Одним из этих законов (в то время неукоснительно соблюдавшимся, а позже, как говорят, видоизмененным) был отказ настоящего «урки» от работы. Поскольку приказы воровского штаба в пределах лагеря были столь же эффективны, как распоряжения лагерной администрации, с этим обычно ничего нельзя было поделать. Есть свидетельство об одном коменданте лагеря, который назначал «урок» на фиктивные работы, существовавшие только на бумаге. Как отмечает Горбатов в приведенном выше отрывке, уголовники фактически имели негласное соглашение с лагерными властями насчет того, что за них (и за себя, конечно) будут работать политические. Разумеется, уголовники-бытовики и воришки, еще не возведенные «в закон», работали тоже.

ЖЕНСКАЯ ДОЛЯ

Высокий процент среди женщин в лагерях составляли уголовные преступницы. В основном они были грубы и бесстыдны. Правда, есть воспоминание о женщине-уголовнице, которая при людях, даже в бане, никогда не снимала панталон: татуировка на нижней части ее живота была столь неприличного свойства, что «даже владелица несколько стеснялась этих рисунков».[328]

По воспоминаниям тех лет, женщины, принадлежавшие к уголовному миру, звали себя «фиалочками», а политических заключенных звали с оттенком презрения «розочками»; в дальнейшем за ними укрепилось — и, по-видимому, держится до сих пор — жаргонное имя «воровайки». Единственными представителями чуждого им круга, к которым «фиалочки» относились более или менее сдержанно, были заключенные-монахини.[329]

В целом женщины в лагерях выживали чаще, чем мужчины. Вероятно, поэтому свидетельств женщин, прошедших лагеря, пропорционально больше, чем свидетельств мужчин. Фактически, по надежным данным, в лагерях содержалось менее десяти процентов женщин, причем очень многие из них принадлежали к уголовному миру.[330] Тем не менее и этих десяти процентов было достаточно, чтобы заполнить «неисчислимые общие и женские концлагеря на Севере», которые упоминает Пастернак в «Докторе Живаго».[331]

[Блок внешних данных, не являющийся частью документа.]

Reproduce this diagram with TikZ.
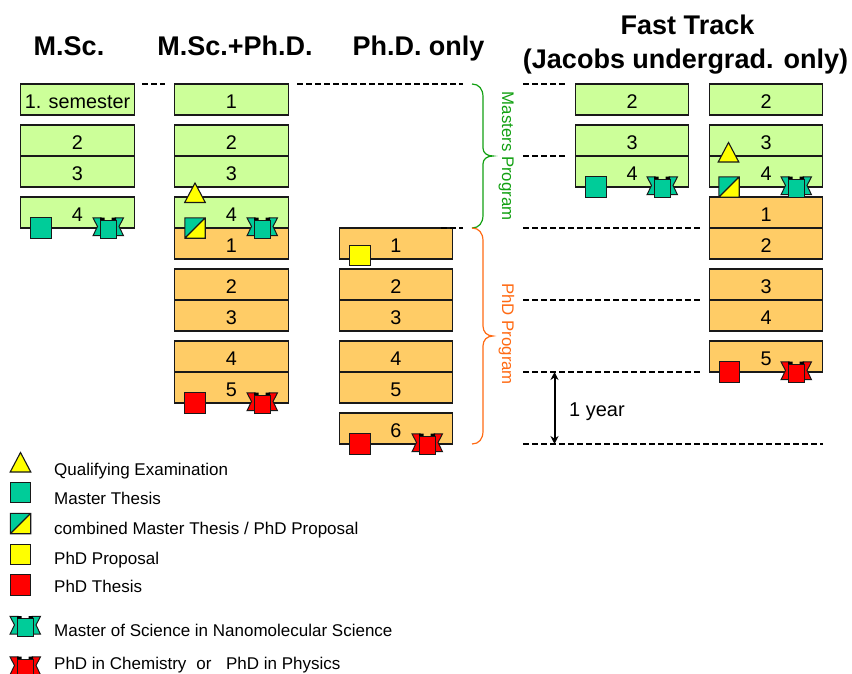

В общих лагерях женщины, не принадлежавшие к преступному миру, нередко подвергались групповому изнасилованию уголовниками или продавали себя за хлеб или отдавались «под защиту» какого-нибудь лагерного начальника. Те, которые не отдавались, шли на тяжелейшие работы, пока не капитулировали. В. Кравченко рассказывает следующую типичную историю из жизни заключенных на Беломорско-Балтийском канале. Молодая женщина отказалась уступить домогательствам начальника. Тогда он послал ее на работу вместе с группой уголовников-мужчин. Те в тот же вечер завязали ей глаза, изнасиловали и вырвали у нее изо рта несколько золотых зубов. Жаловаться было некому, потому что начальник лагеря, как было хорошо известно, сам изнасиловал несколько женщин-заключенных.[332]

Охрана и надзиратели часто бывали жестоки с женщинами. В 1963 году на французском языке вышли воспоминания женщины, сидевшей в советских лагерях. Она пишет о молоденькой девушке, опоздавшей выйти на работу и спрятавшейся под настил пола. На нее напустили сторожевых собак, а сами охранники выволокли ее из укрытия с такой жестокостью, что буквально оскальпировали. Эта семнадцатилетняя девушка отбывала срок за кражу картошки.[333] Кстати говоря, свидетельства о пребывании в лагерях семнадцатилетних и даже шестнадцатилетних девушек относительно многочисленны.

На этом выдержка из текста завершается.